Direction:
Provide the data again in its entirety, exactly as given.

Data section:
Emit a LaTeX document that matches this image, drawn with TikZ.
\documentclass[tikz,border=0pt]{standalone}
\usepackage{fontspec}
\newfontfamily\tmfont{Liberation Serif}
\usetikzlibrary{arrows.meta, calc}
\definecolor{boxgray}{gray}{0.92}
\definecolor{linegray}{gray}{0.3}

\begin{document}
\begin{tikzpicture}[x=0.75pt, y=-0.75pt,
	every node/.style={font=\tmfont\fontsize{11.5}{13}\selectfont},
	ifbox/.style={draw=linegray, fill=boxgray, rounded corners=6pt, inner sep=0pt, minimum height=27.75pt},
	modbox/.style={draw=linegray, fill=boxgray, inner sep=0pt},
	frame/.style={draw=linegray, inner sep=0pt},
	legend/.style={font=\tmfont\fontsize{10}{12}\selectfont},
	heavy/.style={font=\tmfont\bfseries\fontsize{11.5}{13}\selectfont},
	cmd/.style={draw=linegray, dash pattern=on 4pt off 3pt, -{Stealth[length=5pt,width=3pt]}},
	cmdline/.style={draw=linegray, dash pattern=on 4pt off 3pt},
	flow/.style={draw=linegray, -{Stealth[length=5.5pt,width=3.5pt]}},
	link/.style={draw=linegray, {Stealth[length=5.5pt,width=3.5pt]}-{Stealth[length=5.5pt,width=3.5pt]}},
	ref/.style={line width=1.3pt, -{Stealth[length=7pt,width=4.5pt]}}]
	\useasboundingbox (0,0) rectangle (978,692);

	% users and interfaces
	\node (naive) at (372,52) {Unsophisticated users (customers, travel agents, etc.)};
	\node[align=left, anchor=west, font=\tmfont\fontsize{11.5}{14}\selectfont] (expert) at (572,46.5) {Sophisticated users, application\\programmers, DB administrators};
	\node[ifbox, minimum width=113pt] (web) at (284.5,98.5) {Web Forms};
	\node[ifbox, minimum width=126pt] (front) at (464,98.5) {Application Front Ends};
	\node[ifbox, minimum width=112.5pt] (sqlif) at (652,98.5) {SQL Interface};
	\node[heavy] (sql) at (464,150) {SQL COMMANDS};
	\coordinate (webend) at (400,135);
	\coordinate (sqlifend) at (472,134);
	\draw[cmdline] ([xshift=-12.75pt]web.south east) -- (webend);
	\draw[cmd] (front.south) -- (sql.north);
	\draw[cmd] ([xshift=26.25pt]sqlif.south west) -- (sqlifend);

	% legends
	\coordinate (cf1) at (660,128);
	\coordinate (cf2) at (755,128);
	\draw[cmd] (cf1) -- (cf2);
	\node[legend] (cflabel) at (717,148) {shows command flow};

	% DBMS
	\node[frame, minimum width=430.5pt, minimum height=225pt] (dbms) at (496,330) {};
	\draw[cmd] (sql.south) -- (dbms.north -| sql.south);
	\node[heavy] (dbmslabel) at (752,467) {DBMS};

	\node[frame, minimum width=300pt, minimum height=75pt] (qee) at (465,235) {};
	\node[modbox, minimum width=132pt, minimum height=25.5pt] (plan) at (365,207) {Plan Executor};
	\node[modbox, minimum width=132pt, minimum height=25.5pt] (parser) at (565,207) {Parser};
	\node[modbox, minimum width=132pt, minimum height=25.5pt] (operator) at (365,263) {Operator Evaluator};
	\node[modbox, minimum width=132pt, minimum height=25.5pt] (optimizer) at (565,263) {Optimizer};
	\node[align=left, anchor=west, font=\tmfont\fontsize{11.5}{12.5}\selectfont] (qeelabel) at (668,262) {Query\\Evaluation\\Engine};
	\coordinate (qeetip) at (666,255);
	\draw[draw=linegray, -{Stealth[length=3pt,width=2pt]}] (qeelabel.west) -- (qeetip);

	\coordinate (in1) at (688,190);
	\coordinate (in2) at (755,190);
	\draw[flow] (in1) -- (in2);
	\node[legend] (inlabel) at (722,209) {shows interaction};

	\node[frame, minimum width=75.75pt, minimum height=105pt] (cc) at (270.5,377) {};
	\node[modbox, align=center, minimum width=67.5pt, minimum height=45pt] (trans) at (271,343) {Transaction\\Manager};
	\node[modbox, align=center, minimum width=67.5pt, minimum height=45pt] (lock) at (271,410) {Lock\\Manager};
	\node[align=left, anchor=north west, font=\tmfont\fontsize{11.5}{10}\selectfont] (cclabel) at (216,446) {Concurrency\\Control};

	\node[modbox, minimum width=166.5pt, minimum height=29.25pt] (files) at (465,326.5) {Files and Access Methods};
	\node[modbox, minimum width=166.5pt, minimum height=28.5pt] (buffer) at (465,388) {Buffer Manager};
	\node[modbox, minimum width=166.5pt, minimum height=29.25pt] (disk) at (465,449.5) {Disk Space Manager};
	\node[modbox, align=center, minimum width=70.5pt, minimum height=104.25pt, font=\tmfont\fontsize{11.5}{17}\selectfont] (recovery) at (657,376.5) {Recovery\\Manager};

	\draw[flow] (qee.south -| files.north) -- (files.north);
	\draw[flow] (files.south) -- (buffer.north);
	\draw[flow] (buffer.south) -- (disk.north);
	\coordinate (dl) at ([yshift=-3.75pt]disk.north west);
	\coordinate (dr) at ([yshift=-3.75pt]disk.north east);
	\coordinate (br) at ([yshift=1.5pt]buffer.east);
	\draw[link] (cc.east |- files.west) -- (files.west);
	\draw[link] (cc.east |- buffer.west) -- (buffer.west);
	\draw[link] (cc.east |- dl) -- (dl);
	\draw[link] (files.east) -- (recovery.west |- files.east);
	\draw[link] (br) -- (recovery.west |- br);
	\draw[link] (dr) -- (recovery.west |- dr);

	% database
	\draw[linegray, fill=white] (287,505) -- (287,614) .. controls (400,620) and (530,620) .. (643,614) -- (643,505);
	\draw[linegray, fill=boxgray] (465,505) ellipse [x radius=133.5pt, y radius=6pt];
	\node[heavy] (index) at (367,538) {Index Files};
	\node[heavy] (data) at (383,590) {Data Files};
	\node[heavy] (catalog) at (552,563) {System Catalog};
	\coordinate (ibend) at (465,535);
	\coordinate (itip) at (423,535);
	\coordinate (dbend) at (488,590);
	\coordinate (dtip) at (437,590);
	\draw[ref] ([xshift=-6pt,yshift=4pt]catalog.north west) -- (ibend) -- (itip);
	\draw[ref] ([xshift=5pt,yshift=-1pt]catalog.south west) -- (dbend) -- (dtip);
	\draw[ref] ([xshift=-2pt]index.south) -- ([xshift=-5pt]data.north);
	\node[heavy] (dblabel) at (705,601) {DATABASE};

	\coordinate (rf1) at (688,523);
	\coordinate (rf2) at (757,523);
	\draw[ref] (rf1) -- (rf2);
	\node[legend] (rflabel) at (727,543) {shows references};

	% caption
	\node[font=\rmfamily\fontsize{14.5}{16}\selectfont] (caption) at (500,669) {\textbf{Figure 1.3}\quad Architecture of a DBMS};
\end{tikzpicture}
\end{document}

Completed task:
Emit a LaTeX document that matches this image, drawn with TikZ.
\documentclass[tikz,border=0pt]{standalone}
\usepackage{fontspec}
\newfontfamily\tmfont{Liberation Serif}
\usetikzlibrary{arrows.meta, calc}
\definecolor{boxgray}{gray}{0.92}
\definecolor{linegray}{gray}{0.3}

\begin{document}
\begin{tikzpicture}[x=0.75pt, y=-0.75pt,
	every node/.style={font=\tmfont\fontsize{11.5}{13}\selectfont},
	ifbox/.style={draw=linegray, fill=boxgray, rounded corners=6pt, inner sep=0pt, minimum height=27.75pt},
	modbox/.style={draw=linegray, fill=boxgray, inner sep=0pt},
	frame/.style={draw=linegray, inner sep=0pt},
	legend/.style={font=\tmfont\fontsize{10}{12}\selectfont},
	heavy/.style={font=\tmfont\bfseries\fontsize{11.5}{13}\selectfont},
	cmd/.style={draw=linegray, dash pattern=on 4pt off 3pt, -{Stealth[length=5pt,width=3pt]}},
	cmdline/.style={draw=linegray, dash pattern=on 4pt off 3pt},
	flow/.style={draw=linegray, -{Stealth[length=5.5pt,width=3.5pt]}},
	link/.style={draw=linegray, {Stealth[length=5.5pt,width=3.5pt]}-{Stealth[length=5.5pt,width=3.5pt]}},
	ref/.style={line width=1.3pt, -{Stealth[length=7pt,width=4.5pt]}}]
	\useasboundingbox (0,0) rectangle (978,692);

	% users and interfaces
	\node (naive) at (372,52) {Unsophisticated users (customers, travel agents, etc.)};
	\node[align=left, anchor=west, font=\tmfont\fontsize{11.5}{14}\selectfont] (expert) at (572,46.5) {Sophisticated users, application\\programmers, DB administrators};
	\node[ifbox, minimum width=113pt] (web) at (284.5,98.5) {Web Forms};
	\node[ifbox, minimum width=126pt] (front) at (464,98.5) {Application Front Ends};
	\node[ifbox, minimum width=112.5pt] (sqlif) at (652,98.5) {SQL Interface};
	\node[heavy] (sql) at (464,150) {SQL COMMANDS};
	\coordinate (webend) at (400,135);
	\coordinate (sqlifend) at (472,134);
	\draw[cmdline] ([xshift=-12.75pt]web.south east) -- (webend);
	\draw[cmd] (front.south) -- (sql.north);
	\draw[cmd] ([xshift=26.25pt]sqlif.south west) -- (sqlifend);

	% legends
	\coordinate (cf1) at (660,128);
	\coordinate (cf2) at (755,128);
	\draw[cmd] (cf1) -- (cf2);
	\node[legend] (cflabel) at (717,148) {shows command flow};

	% DBMS
	\node[frame, minimum width=430.5pt, minimum height=225pt] (dbms) at (496,330) {};
	\draw[cmd] (sql.south) -- (dbms.north -| sql.south);
	\node[heavy] (dbmslabel) at (752,467) {DBMS};

	\node[frame, minimum width=300pt, minimum height=75pt] (qee) at (465,235) {};
	\node[modbox, minimum width=132pt, minimum height=25.5pt] (plan) at (365,207) {Plan Executor};
	\node[modbox, minimum width=132pt, minimum height=25.5pt] (parser) at (565,207) {Parser};
	\node[modbox, minimum width=132pt, minimum height=25.5pt] (operator) at (365,263) {Operator Evaluator};
	\node[modbox, minimum width=132pt, minimum height=25.5pt] (optimizer) at (565,263) {Optimizer};
	\node[align=left, anchor=west, font=\tmfont\fontsize{11.5}{12.5}\selectfont] (qeelabel) at (668,262) {Query\\Evaluation\\Engine};
	\coordinate (qeetip) at (666,255);
	\draw[draw=linegray, -{Stealth[length=3pt,width=2pt]}] (qeelabel.west) -- (qeetip);

	\coordinate (in1) at (688,190);
	\coordinate (in2) at (755,190);
	\draw[flow] (in1) -- (in2);
	\node[legend] (inlabel) at (722,209) {shows interaction};

	\node[frame, minimum width=75.75pt, minimum height=105pt] (cc) at (270.5,377) {};
	\node[modbox, align=center, minimum width=67.5pt, minimum height=45pt] (trans) at (271,343) {Transaction\\Manager};
	\node[modbox, align=center, minimum width=67.5pt, minimum height=45pt] (lock) at (271,410) {Lock\\Manager};
	\node[align=left, anchor=north west, font=\tmfont\fontsize{11.5}{10}\selectfont] (cclabel) at (216,446) {Concurrency\\Control};

	\node[modbox, minimum width=166.5pt, minimum height=29.25pt] (files) at (465,326.5) {Files and Access Methods};
	\node[modbox, minimum width=166.5pt, minimum height=28.5pt] (buffer) at (465,388) {Buffer Manager};
	\node[modbox, minimum width=166.5pt, minimum height=29.25pt] (disk) at (465,449.5) {Disk Space Manager};
	\node[modbox, align=center, minimum width=70.5pt, minimum height=104.25pt, font=\tmfont\fontsize{11.5}{17}\selectfont] (recovery) at (657,376.5) {Recovery\\Manager};

	\draw[flow] (qee.south -| files.north) -- (files.north);
	\draw[flow] (files.south) -- (buffer.north);
	\draw[flow] (buffer.south) -- (disk.north);
	\coordinate (dl) at ([yshift=-3.75pt]disk.north west);
	\coordinate (dr) at ([yshift=-3.75pt]disk.north east);
	\coordinate (br) at ([yshift=1.5pt]buffer.east);
	\draw[link] (cc.east |- files.west) -- (files.west);
	\draw[link] (cc.east |- buffer.west) -- (buffer.west);
	\draw[link] (cc.east |- dl) -- (dl);
	\draw[link] (files.east) -- (recovery.west |- files.east);
	\draw[link] (br) -- (recovery.west |- br);
	\draw[link] (dr) -- (recovery.west |- dr);

	% database
	\draw[linegray, fill=white] (287,505) -- (287,614) .. controls (400,620) and (530,620) .. (643,614) -- (643,505);
	\draw[linegray, fill=boxgray] (465,505) ellipse [x radius=133.5pt, y radius=6pt];
	\node[heavy] (index) at (367,538) {Index Files};
	\node[heavy] (data) at (383,590) {Data Files};
	\node[heavy] (catalog) at (552,563) {System Catalog};
	\coordinate (ibend) at (465,535);
	\coordinate (itip) at (423,535);
	\coordinate (dbend) at (488,590);
	\coordinate (dtip) at (437,590);
	\draw[ref] ([xshift=-6pt,yshift=4pt]catalog.north west) -- (ibend) -- (itip);
	\draw[ref] ([xshift=5pt,yshift=-1pt]catalog.south west) -- (dbend) -- (dtip);
	\draw[ref] ([xshift=-2pt]index.south) -- ([xshift=-5pt]data.north);
	\node[heavy] (dblabel) at (705,601) {DATABASE};

	\coordinate (rf1) at (688,523);
	\coordinate (rf2) at (757,523);
	\draw[ref] (rf1) -- (rf2);
	\node[legend] (rflabel) at (727,543) {shows references};

	% caption
	\node[font=\rmfamily\fontsize{14.5}{16}\selectfont] (caption) at (500,669) {\textbf{Figure 1.3}\quad Architecture of a DBMS};
\end{tikzpicture}
\end{document}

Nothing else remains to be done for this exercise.